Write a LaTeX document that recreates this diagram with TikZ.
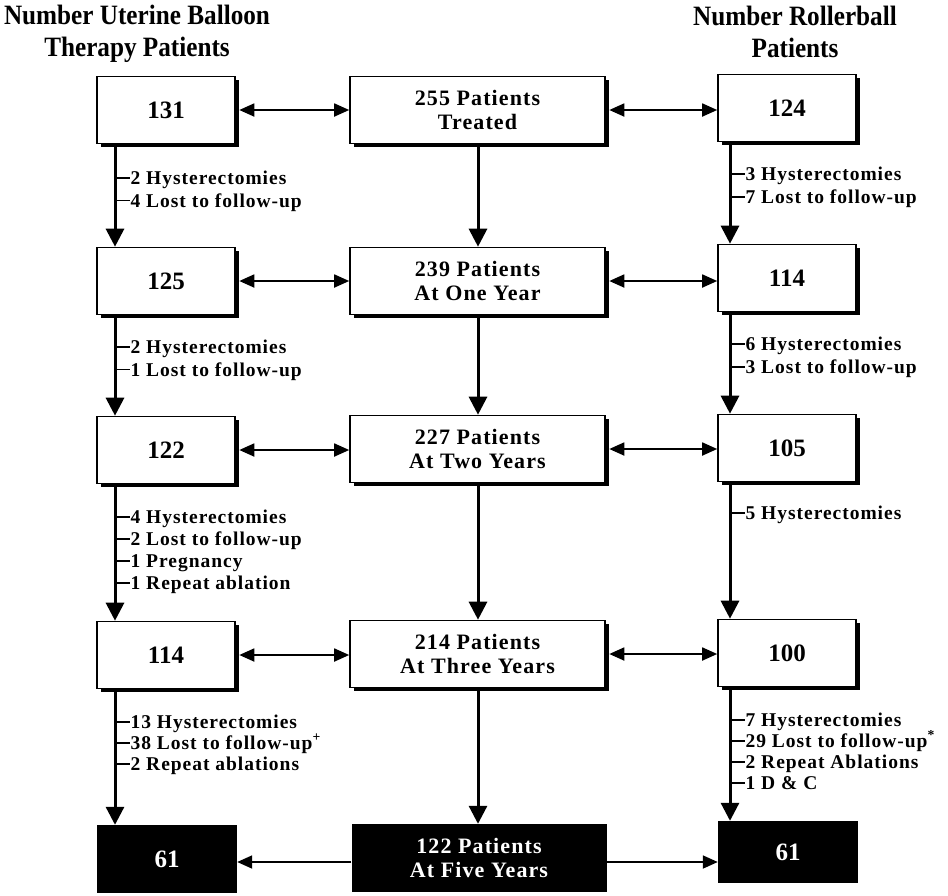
\documentclass[tikz,border=0pt]{standalone}
\usepackage{fontspec}
\setmainfont{Liberation Serif}
\newfontfamily\spaced{Liberation Serif}[LetterSpace=5]
\newfontfamily\narrow{Liberation Serif}[FakeStretch=0.9]
\usetikzlibrary{arrows.meta,shadows}
\tikzset{
  box/.style={draw, line width=1.6pt, fill=white, minimum width=138pt, minimum height=67pt,
    inner sep=0pt, general shadow={fill=black, shadow xshift=3.5pt, shadow yshift=-3.5pt},
    font=\bfseries\fontsize{25}{26}\selectfont},
  widebox/.style={box, minimum width=255pt, align=center,
    font=\spaced\bfseries\fontsize{22}{24}\selectfont},
  blackbox/.style={fill=black, text=white, minimum width=140pt, minimum height=68pt, inner sep=0pt,
    font=\bfseries\fontsize{25}{26}\selectfont},
  blackwide/.style={blackbox, minimum width=255pt, align=center,
    font=\spaced\bfseries\fontsize{22}{24}\selectfont},
  header/.style={align=center, inner sep=0pt, font=\narrow\bfseries\fontsize{28}{32}\selectfont},
  varrow/.style={line width=3pt, -{Triangle[length=18pt,width=18pt]}},
  harrow/.style={line width=1.8pt, {Triangle[length=15pt,width=13pt]}-{Triangle[length=15pt,width=13pt]}},
  sarrow/.style={line width=1.8pt, -{Triangle[length=15pt,width=13pt]}},
  ticklike/.style={line width=1.3pt},
  lbl/.style={font=\spaced\bfseries\fontsize{19.5}{21}\selectfont, inner sep=0pt, anchor=base west, yshift=-6.5pt}
}
\newcommand\outcomes[5]{%
  \foreach \txt [count=\i] in {#5} {
    \coordinate (#4t\i) at (#1, {#2+#3*(\i-1)});
    \draw[ticklike] (#4t\i) -- ++(15,0) node[lbl] (#4\i) {\txt};
  }}
\begin{document}
\begin{tikzpicture}[x=1pt,y=-1pt]
\useasboundingbox (0,0) rectangle (948,895);

% headers
\node[header] (hl) at (137,34) {Number Uterine Balloon\\Therapy Patients};
\node[header] (hr) at (795,32) {Number Rollerball\\Patients};

% left column
\node[box] (l1) at (166,110) {131};
\node[box] (l2) at (166,281) {125};
\node[box] (l3) at (166,450) {122};
\node[box] (l4) at (166,655) {114};
\node[blackbox] (l5) at (167,859) {61};

% center column
\node[widebox] (c1) at (477.5,110) {255 Patients\\Treated};
\node[widebox] (c2) at (477.5,281) {239 Patients\\At One Year};
\node[widebox] (c3) at (477.5,449) {227 Patients\\At Two Years};
\node[widebox] (c4) at (477.5,654) {214 Patients\\At Three Years};
\node[blackwide] (c5) at (479,858) {122 Patients\\At Five Years};

% right column
\node[box] (r1) at (787,108) {124};
\node[box] (r2) at (787,278) {114};
\node[box] (r3) at (787,448) {105};
\node[box] (r4) at (787,653) {100};
\node[blackbox, minimum height=62pt] (r5) at (788,852) {61};

\coordinate (lx) at (115,0);
\coordinate (cx) at (478,0);
\coordinate (rx) at (730,0);

% vertical arrows
\foreach \a/\b in {1/2,2/3,3/4,4/5} {
  \draw[varrow] ([yshift=-3pt]l\a.south -| lx) -- (l\b.north -| lx);
  \draw[varrow] ([yshift=-3pt]c\a.south -| cx) -- (c\b.north -| cx);
  \draw[varrow] ([yshift=-3pt]r\a.south -| rx) -- (r\b.north -| rx);
}

% horizontal arrows
\foreach \k in {1,2,3,4} {
  \draw[harrow, shorten <=3.5pt] (l\k.east) -- (l\k.east -| c\k.west);
  \draw[harrow, shorten <=3.5pt] (c\k.east) -- (c\k.east -| r\k.west);
}
\draw[sarrow] ([yshift=-4pt]c5.west) -- ([yshift=-4pt]c5.west -| l5.east);
\draw[sarrow] ([yshift=-4pt]c5.east) -- ([yshift=-4pt]c5.east -| r5.west);

% outcome labels, left
\outcomes{115}{178}{22.5}{la}{2 Hysterectomies, 4 Lost to follow-up}
\outcomes{115}{347}{22.5}{lb}{2 Hysterectomies, 1 Lost to follow-up}
\outcomes{115}{517}{22}{lc}{4 Hysterectomies, 2 Lost to follow-up, 1 Pregnancy, 1 Repeat ablation}
\outcomes{115}{722}{21}{ld}{13 Hysterectomies, 38 Lost to follow-up\textsuperscript{+}, 2 Repeat ablations}

% outcome labels, right
\outcomes{730}{174}{23}{ra}{3 Hysterectomies, 7 Lost to follow-up}
\outcomes{730}{344}{23}{rb}{6 Hysterectomies, 3 Lost to follow-up}
\outcomes{730}{513}{22}{rc}{5 Hysterectomies}
\outcomes{730}{720}{21}{rd}{7 Hysterectomies, 29 Lost to follow-up\textsuperscript{*}, 2 Repeat Ablations, 1 D \& C}
\end{tikzpicture}
\end{document}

━━━━━━━━━━

**Short task**: Reproduce the material in full, word for word, and omit the pictures.

**Exercise result**:
Write a LaTeX document that recreates this diagram with TikZ.
\documentclass[tikz,border=0pt]{standalone}
\usepackage{fontspec}
\setmainfont{Liberation Serif}
\newfontfamily\spaced{Liberation Serif}[LetterSpace=5]
\newfontfamily\narrow{Liberation Serif}[FakeStretch=0.9]
\usetikzlibrary{arrows.meta,shadows}
\tikzset{
  box/.style={draw, line width=1.6pt, fill=white, minimum width=138pt, minimum height=67pt,
    inner sep=0pt, general shadow={fill=black, shadow xshift=3.5pt, shadow yshift=-3.5pt},
    font=\bfseries\fontsize{25}{26}\selectfont},
  widebox/.style={box, minimum width=255pt, align=center,
    font=\spaced\bfseries\fontsize{22}{24}\selectfont},
  blackbox/.style={fill=black, text=white, minimum width=140pt, minimum height=68pt, inner sep=0pt,
    font=\bfseries\fontsize{25}{26}\selectfont},
  blackwide/.style={blackbox, minimum width=255pt, align=center,
    font=\spaced\bfseries\fontsize{22}{24}\selectfont},
  header/.style={align=center, inner sep=0pt, font=\narrow\bfseries\fontsize{28}{32}\selectfont},
  varrow/.style={line width=3pt, -{Triangle[length=18pt,width=18pt]}},
  harrow/.style={line width=1.8pt, {Triangle[length=15pt,width=13pt]}-{Triangle[length=15pt,width=13pt]}},
  sarrow/.style={line width=1.8pt, -{Triangle[length=15pt,width=13pt]}},
  ticklike/.style={line width=1.3pt},
  lbl/.style={font=\spaced\bfseries\fontsize{19.5}{21}\selectfont, inner sep=0pt, anchor=base west, yshift=-6.5pt}
}
\newcommand\outcomes[5]{%
  \foreach \txt [count=\i] in {#5} {
    \coordinate (#4t\i) at (#1, {#2+#3*(\i-1)});
    \draw[ticklike] (#4t\i) -- ++(15,0) node[lbl] (#4\i) {\txt};
  }}
\begin{document}
\begin{tikzpicture}[x=1pt,y=-1pt]
\useasboundingbox (0,0) rectangle (948,895);

% headers
\node[header] (hl) at (137,34) {Number Uterine Balloon\\Therapy Patients};
\node[header] (hr) at (795,32) {Number Rollerball\\Patients};

% left column
\node[box] (l1) at (166,110) {131};
\node[box] (l2) at (166,281) {125};
\node[box] (l3) at (166,450) {122};
\node[box] (l4) at (166,655) {114};
\node[blackbox] (l5) at (167,859) {61};

% center column
\node[widebox] (c1) at (477.5,110) {255 Patients\\Treated};
\node[widebox] (c2) at (477.5,281) {239 Patients\\At One Year};
\node[widebox] (c3) at (477.5,449) {227 Patients\\At Two Years};
\node[widebox] (c4) at (477.5,654) {214 Patients\\At Three Years};
\node[blackwide] (c5) at (479,858) {122 Patients\\At Five Years};

% right column
\node[box] (r1) at (787,108) {124};
\node[box] (r2) at (787,278) {114};
\node[box] (r3) at (787,448) {105};
\node[box] (r4) at (787,653) {100};
\node[blackbox, minimum height=62pt] (r5) at (788,852) {61};

\coordinate (lx) at (115,0);
\coordinate (cx) at (478,0);
\coordinate (rx) at (730,0);

% vertical arrows
\foreach \a/\b in {1/2,2/3,3/4,4/5} {
  \draw[varrow] ([yshift=-3pt]l\a.south -| lx) -- (l\b.north -| lx);
  \draw[varrow] ([yshift=-3pt]c\a.south -| cx) -- (c\b.north -| cx);
  \draw[varrow] ([yshift=-3pt]r\a.south -| rx) -- (r\b.north -| rx);
}

% horizontal arrows
\foreach \k in {1,2,3,4} {
  \draw[harrow, shorten <=3.5pt] (l\k.east) -- (l\k.east -| c\k.west);
  \draw[harrow, shorten <=3.5pt] (c\k.east) -- (c\k.east -| r\k.west);
}
\draw[sarrow] ([yshift=-4pt]c5.west) -- ([yshift=-4pt]c5.west -| l5.east);
\draw[sarrow] ([yshift=-4pt]c5.east) -- ([yshift=-4pt]c5.east -| r5.west);

% outcome labels, left
\outcomes{115}{178}{22.5}{la}{2 Hysterectomies, 4 Lost to follow-up}
\outcomes{115}{347}{22.5}{lb}{2 Hysterectomies, 1 Lost to follow-up}
\outcomes{115}{517}{22}{lc}{4 Hysterectomies, 2 Lost to follow-up, 1 Pregnancy, 1 Repeat ablation}
\outcomes{115}{722}{21}{ld}{13 Hysterectomies, 38 Lost to follow-up\textsuperscript{+}, 2 Repeat ablations}

% outcome labels, right
\outcomes{730}{174}{23}{ra}{3 Hysterectomies, 7 Lost to follow-up}
\outcomes{730}{344}{23}{rb}{6 Hysterectomies, 3 Lost to follow-up}
\outcomes{730}{513}{22}{rc}{5 Hysterectomies}
\outcomes{730}{720}{21}{rd}{7 Hysterectomies, 29 Lost to follow-up\textsuperscript{*}, 2 Repeat Ablations, 1 D \& C}
\end{tikzpicture}
\end{document}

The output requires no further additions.